Living in the Unknown
“Fiction movie writers wouldn’t be able to imagine and write about the suffering of the Uighur people.”
Habibullah has lost contact with his sister, while Hatice doesn’t know anything about her husband. This is the story of almost every Uighur in diaspora. Living in the Unknown highlights the fears and hopes of Uighur Muslims living in Istanbul, Turkey. While they can freely practice their religion and foster their culture, most of them struggle to get in touch with their loved ones back in China.
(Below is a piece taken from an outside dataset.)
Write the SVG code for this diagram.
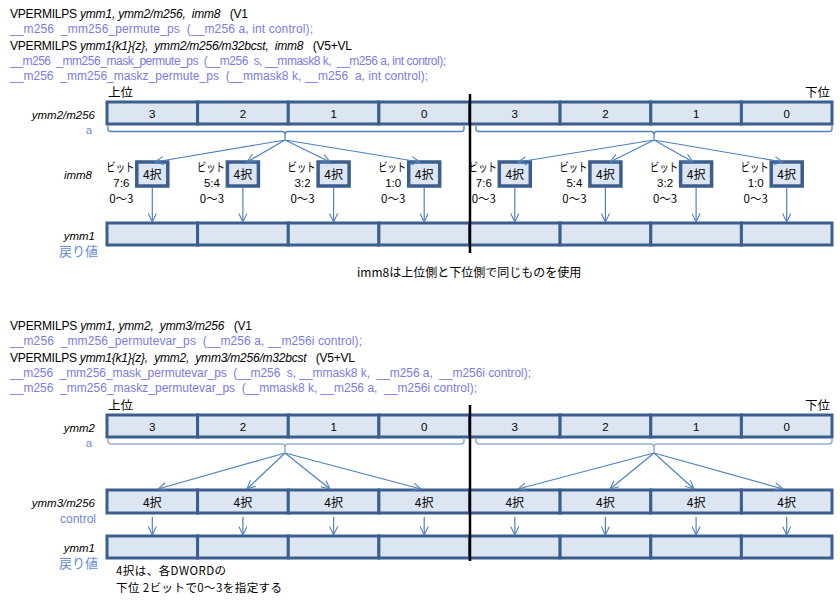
<svg xmlns="http://www.w3.org/2000/svg" width="840" height="603" viewBox="0 0 840 603">
<defs>
<marker id="ah" viewBox="0 0 10 10" refX="9.5" refY="5" markerWidth="9" markerHeight="9" markerUnits="userSpaceOnUse" orient="auto">
<path d="M0,0.5 L9.5,5 L0,9.5" fill="none" stroke="#4f81bd" stroke-width="1.2"/>
</marker>
<style>
.bg{fill:#ffffff}
.cell{fill:#dce6f2;stroke:#3b5e8c;stroke-width:3}
.box{fill:#dce6f2;stroke:#3b5e8c;stroke-width:3.5}
.conn{stroke:#4f81bd;stroke-width:1.2;fill:none;marker-end:url(#ah)}
.brace{stroke:#4f81bd;fill:none;stroke-width:1.3}
.brace2{stroke:#95b3d7;fill:none;stroke-width:1.6}
.div{stroke:#000;stroke-width:2.5}
text{font-family:"Liberation Sans","Noto Sans CJK JP",sans-serif;font-size:11.5px;fill:#000;white-space:pre}
.h{font-size:12px}
.jp{font-family:"Noto Sans CJK JP","Liberation Sans",sans-serif}
.bit{font-size:12px}
.it{font-style:italic}
.blue{fill:#7b7be6}
.lbl{fill:#6a8ad8}
.m{text-anchor:middle}
.e{text-anchor:end}
.c{font-size:12px}
</style>
</defs>
<rect class="bg" x="0" y="0" width="840" height="603"/>

<g id="header1">
<text x="10" y="18" class="h" textLength="238" xml:space="preserve">VPERMILPS <tspan class="it">ymm1, ymm2/m256,  imm8</tspan>   (V1</text>
<text x="10" y="33" class="h blue" textLength="303" xml:space="preserve">__m256  _mm256_permute_ps  (__m256 a, int control);</text>
<text x="10" y="50" class="h" textLength="342" xml:space="preserve">VPERMILPS <tspan class="it">ymm1{k1}{z},  ymm2/m256/m32bcst,  imm8</tspan>   (V5+VL</text>
<text x="10" y="65" class="h blue" textLength="436" xml:space="preserve">__m256  _mm256_mask_permute_ps  (__m256  s, __mmask8 k,  __m256 a, int control);</text>
<text x="10" y="80" class="h blue" textLength="418" xml:space="preserve">__m256  _mm256_maskz_permute_ps  (__mmask8 k, __m256  a, int control);</text>
</g>

<g id="labels1">
<text x="108" y="97" class="jp" style="font-size:12.5px">上位</text>
<text x="830" y="97" class="jp e" style="font-size:12.5px">下位</text>
<text x="95" y="119" class="it e">ymm2/m256</text>
<text x="89" y="134" class="lbl m">a</text>
<text x="92" y="179" class="it e">imm8</text>
<text x="95" y="240" class="it e">ymm1</text>
<text x="98" y="256" class="lbl e jp" style="font-size:13px">戻り値</text>
<text x="357" y="277" class="jp" style="font-size:12px">imm8は上位側と下位側で同じものを使用</text>
</g>

<g id="s1-ymm2">
<rect class="cell" x="107" y="102" width="90.6" height="22"/>
<rect class="cell" x="197.6" y="102" width="90.7" height="22"/>
<rect class="cell" x="288.3" y="102" width="90.6" height="22"/>
<rect class="cell" x="378.9" y="102" width="90.6" height="22"/>
<rect class="cell" x="469.5" y="102" width="90.6" height="22"/>
<rect class="cell" x="560.1" y="102" width="90.7" height="22"/>
<rect class="cell" x="650.8" y="102" width="90.6" height="22"/>
<rect class="cell" x="741.4" y="102" width="90.6" height="22"/>
<text class="m" x="152.3" y="118">3</text>
<text class="m" x="242.9" y="118">2</text>
<text class="m" x="333.6" y="118">1</text>
<text class="m" x="424.2" y="118">0</text>
<text class="m" x="514.8" y="118">3</text>
<text class="m" x="605.4" y="118">2</text>
<text class="m" x="696.1" y="118">1</text>
<text class="m" x="786.7" y="118">0</text>
</g>

<g id="s1-sel0"><rect class="box" x="136.8" y="162" width="31" height="24"/><text class="m c jp" x="152.3" y="179">4択</text>
<text class="jp bit" x="106.3" y="172" textLength="28" lengthAdjust="spacingAndGlyphs">ビット</text><text class="m" x="121.3" y="187">7:6</text><text class="m jp" x="121.3" y="203">0〜3</text></g>
<g id="s1-sel1"><rect class="box" x="227.4" y="162" width="31" height="24"/><text class="m c jp" x="242.9" y="179">4択</text>
<text class="jp bit" x="196.9" y="172" textLength="28" lengthAdjust="spacingAndGlyphs">ビット</text><text class="m" x="211.9" y="187">5:4</text><text class="m jp" x="211.9" y="203">0〜3</text></g>
<g id="s1-sel2"><rect class="box" x="318.1" y="162" width="31" height="24"/><text class="m c jp" x="333.6" y="179">4択</text>
<text class="jp bit" x="287.6" y="172" textLength="28" lengthAdjust="spacingAndGlyphs">ビット</text><text class="m" x="302.6" y="187">3:2</text><text class="m jp" x="302.6" y="203">0〜3</text></g>
<g id="s1-sel3"><rect class="box" x="408.7" y="162" width="31" height="24"/><text class="m c jp" x="424.2" y="179">4択</text>
<text class="jp bit" x="378.2" y="172" textLength="28" lengthAdjust="spacingAndGlyphs">ビット</text><text class="m" x="393.2" y="187">1:0</text><text class="m jp" x="393.2" y="203">0〜3</text></g>
<g id="s1-sel4"><rect class="box" x="499.3" y="162" width="31" height="24"/><text class="m c jp" x="514.8" y="179">4択</text>
<text class="jp bit" x="468.8" y="172" textLength="28" lengthAdjust="spacingAndGlyphs">ビット</text><text class="m" x="483.8" y="187">7:6</text><text class="m jp" x="483.8" y="203">0〜3</text></g>
<g id="s1-sel5"><rect class="box" x="589.9" y="162" width="31" height="24"/><text class="m c jp" x="605.4" y="179">4択</text>
<text class="jp bit" x="559.4" y="172" textLength="28" lengthAdjust="spacingAndGlyphs">ビット</text><text class="m" x="574.4" y="187">5:4</text><text class="m jp" x="574.4" y="203">0〜3</text></g>
<g id="s1-sel6"><rect class="box" x="680.6" y="162" width="31" height="24"/><text class="m c jp" x="696.1" y="179">4択</text>
<text class="jp bit" x="650.1" y="172" textLength="28" lengthAdjust="spacingAndGlyphs">ビット</text><text class="m" x="665.1" y="187">3:2</text><text class="m jp" x="665.1" y="203">0〜3</text></g>
<g id="s1-sel7"><rect class="box" x="771.2" y="162" width="31" height="24"/><text class="m c jp" x="786.7" y="179">4択</text>
<text class="jp bit" x="740.7" y="172" textLength="28" lengthAdjust="spacingAndGlyphs">ビット</text><text class="m" x="755.7" y="187">1:0</text><text class="m jp" x="755.7" y="203">0〜3</text></g>

<g id="s1-ymm1">
<rect class="cell" x="107" y="223" width="90.6" height="22"/>
<rect class="cell" x="197.6" y="223" width="90.7" height="22"/>
<rect class="cell" x="288.3" y="223" width="90.6" height="22"/>
<rect class="cell" x="378.9" y="223" width="90.6" height="22"/>
<rect class="cell" x="469.5" y="223" width="90.6" height="22"/>
<rect class="cell" x="560.1" y="223" width="90.7" height="22"/>
<rect class="cell" x="650.8" y="223" width="90.6" height="22"/>
<rect class="cell" x="741.4" y="223" width="90.6" height="22"/>
</g>

<g id="connectors1">
<path class="brace" d="M108,126 V129 Q108,131.5 111,131.5 H282 Q285,131.5 285,135 V139 M285,135 Q285,131.5 288,131.5 H461 Q464,131.5 464,129 V126"/>
<path class="brace" d="M476,126 V129 Q476,131.5 479,131.5 H651 Q654,131.5 654,135 V139 M654,135 Q654,131.5 657,131.5 H829 Q832,131.5 832,129 V126"/>
<line class="conn" x1="285" y1="140" x2="155" y2="162"/>
<line class="conn" x1="285" y1="140" x2="247" y2="162"/>
<line class="conn" x1="285" y1="140" x2="330" y2="162"/>
<line class="conn" x1="285" y1="140" x2="420" y2="162"/>
<line class="conn" x1="654" y1="140" x2="518" y2="162"/>
<line class="conn" x1="654" y1="140" x2="610" y2="162"/>
<line class="conn" x1="654" y1="140" x2="693" y2="162"/>
<line class="conn" x1="654" y1="140" x2="783" y2="162"/>
<line class="conn" x1="152.3" y1="187" x2="152.3" y2="222"/>
<line class="conn" x1="242.9" y1="187" x2="242.9" y2="222"/>
<line class="conn" x1="333.6" y1="187" x2="333.6" y2="222"/>
<line class="conn" x1="424.2" y1="187" x2="424.2" y2="222"/>
<line class="conn" x1="514.8" y1="187" x2="514.8" y2="222"/>
<line class="conn" x1="605.4" y1="187" x2="605.4" y2="222"/>
<line class="conn" x1="696.1" y1="187" x2="696.1" y2="222"/>
<line class="conn" x1="786.7" y1="187" x2="786.7" y2="222"/>
<line class="div" x1="470" y1="94" x2="470" y2="253"/>
</g>

<g id="header2">
<text x="10" y="330" class="h" textLength="242" xml:space="preserve">VPERMILPS <tspan class="it">ymm1, ymm2,  ymm3/m256</tspan>   (V1</text>
<text x="10" y="345" class="h blue" textLength="352" xml:space="preserve">__m256  _mm256_permutevar_ps  (__m256 a, __m256i control);</text>
<text x="10" y="362" class="h" textLength="345" xml:space="preserve">VPERMILPS <tspan class="it">ymm1{k1}{z},  ymm2,  ymm3/m256/m32bcst</tspan>   (V5+VL</text>
<text x="10" y="377" class="h blue" textLength="521" xml:space="preserve">__m256  _mm256_mask_permutevar_ps  (__m256  s, __mmask8 k,  __m256 a,  __m256i control);</text>
<text x="10" y="392" class="h blue" textLength="467" xml:space="preserve">__m256  _mm256_maskz_permutevar_ps  (__mmask8 k, __m256 a,  __m256i control);</text>
</g>

<g id="labels2">
<text x="108" y="410" class="jp" style="font-size:12.5px">上位</text>
<text x="830" y="410" class="jp e" style="font-size:12.5px">下位</text>
<text x="95" y="432" class="it e">ymm2</text>
<text x="89" y="447" class="lbl m">a</text>
<text x="95" y="507" class="it e">ymm3/m256</text>
<text x="96" y="523" class="lbl e" style="font-size:12px">control</text>
<text x="95" y="552" class="it e">ymm1</text>
<text x="98" y="568" class="lbl e jp" style="font-size:13px">戻り値</text>
<text x="116" y="575" class="jp" style="font-size:11.5px" textLength="110">4択は、各DWORDの</text>
<text x="116" y="592" class="jp" style="font-size:11.5px" textLength="166" xml:space="preserve">下位 2ビットで0〜3を指定する</text>
</g>

<g id="s2-ymm2">
<rect class="cell" x="107" y="415" width="90.6" height="22"/>
<rect class="cell" x="197.6" y="415" width="90.7" height="22"/>
<rect class="cell" x="288.3" y="415" width="90.6" height="22"/>
<rect class="cell" x="378.9" y="415" width="90.6" height="22"/>
<rect class="cell" x="469.5" y="415" width="90.6" height="22"/>
<rect class="cell" x="560.1" y="415" width="90.7" height="22"/>
<rect class="cell" x="650.8" y="415" width="90.6" height="22"/>
<rect class="cell" x="741.4" y="415" width="90.6" height="22"/>
<text class="m" x="152.3" y="431">3</text>
<text class="m" x="242.9" y="431">2</text>
<text class="m" x="333.6" y="431">1</text>
<text class="m" x="424.2" y="431">0</text>
<text class="m" x="514.8" y="431">3</text>
<text class="m" x="605.4" y="431">2</text>
<text class="m" x="696.1" y="431">1</text>
<text class="m" x="786.7" y="431">0</text>
</g>

<g id="s2-control">
<rect class="cell" x="107" y="490" width="90.6" height="23"/>
<rect class="cell" x="197.6" y="490" width="90.7" height="23"/>
<rect class="cell" x="288.3" y="490" width="90.6" height="23"/>
<rect class="cell" x="378.9" y="490" width="90.6" height="23"/>
<rect class="cell" x="469.5" y="490" width="90.6" height="23"/>
<rect class="cell" x="560.1" y="490" width="90.7" height="23"/>
<rect class="cell" x="650.8" y="490" width="90.6" height="23"/>
<rect class="cell" x="741.4" y="490" width="90.6" height="23"/>
<text class="m c jp" x="152.3" y="507">4択</text>
<text class="m c jp" x="242.9" y="507">4択</text>
<text class="m c jp" x="333.6" y="507">4択</text>
<text class="m c jp" x="424.2" y="507">4択</text>
<text class="m c jp" x="514.8" y="507">4択</text>
<text class="m c jp" x="605.4" y="507">4択</text>
<text class="m c jp" x="696.1" y="507">4択</text>
<text class="m c jp" x="786.7" y="507">4択</text>
</g>

<g id="s2-ymm1">
<rect class="cell" x="107" y="536" width="90.6" height="22"/>
<rect class="cell" x="197.6" y="536" width="90.7" height="22"/>
<rect class="cell" x="288.3" y="536" width="90.6" height="22"/>
<rect class="cell" x="378.9" y="536" width="90.6" height="22"/>
<rect class="cell" x="469.5" y="536" width="90.6" height="22"/>
<rect class="cell" x="560.1" y="536" width="90.7" height="22"/>
<rect class="cell" x="650.8" y="536" width="90.6" height="22"/>
<rect class="cell" x="741.4" y="536" width="90.6" height="22"/>
</g>

<g id="connectors2">
<path class="brace2" d="M108,439 V441 Q108,444 111,444 H282 Q285,444 285,447 V452 M285,447 Q285,444 288,444 H461 Q464,444 464,441 V439"/>
<path class="brace2" d="M476,439 V441 Q476,444 479,444 H651 Q654,444 654,447 V452 M654,447 Q654,444 657,444 H829 Q832,444 832,441 V439"/>
<line class="conn" x1="285" y1="453" x2="158" y2="489"/>
<line class="conn" x1="285" y1="453" x2="247" y2="489"/>
<line class="conn" x1="285" y1="453" x2="330" y2="489"/>
<line class="conn" x1="285" y1="453" x2="421" y2="489"/>
<line class="conn" x1="654" y1="453" x2="518" y2="489"/>
<line class="conn" x1="654" y1="453" x2="610" y2="489"/>
<line class="conn" x1="654" y1="453" x2="694" y2="489"/>
<line class="conn" x1="654" y1="453" x2="783" y2="489"/>
<line class="conn" x1="152.3" y1="517" x2="152.3" y2="535"/>
<line class="conn" x1="242.9" y1="517" x2="242.9" y2="535"/>
<line class="conn" x1="333.6" y1="517" x2="333.6" y2="535"/>
<line class="conn" x1="424.2" y1="517" x2="424.2" y2="535"/>
<line class="conn" x1="514.8" y1="517" x2="514.8" y2="535"/>
<line class="conn" x1="605.4" y1="517" x2="605.4" y2="535"/>
<line class="conn" x1="696.1" y1="517" x2="696.1" y2="535"/>
<line class="conn" x1="786.7" y1="517" x2="786.7" y2="535"/>
<line class="div" x1="470" y1="405" x2="470" y2="561"/>
</g>
</svg>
Uighur Muslims are ethnic Turks that call the Xinjiang province in western China home. Human rights groups claim that around million of them and other ethnic minorities are held in the so called ‘concentration camps’ there. China, on the other hand, claims the accusations are baseless and politically motivated. The Chinese government insists it’s fighting separatism and religious extremism in the region and that the facilities are vocational training centers needed for Uighurs who are vulnerable to dangerous ideas. Strict surveillance, using the latest technology, is also presumably needed to track potential dissidents.
Uighurs living abroad say their relatives are not allowed to communicate with them and can get detained just for staying in touch. As they go about their day in Turkey, the characters of Living in the Unknown share what it means to live without knowing anything about their loved ones even though communication over the phone, such as instant text messaging, is as widely used in other parts of the world as ever before.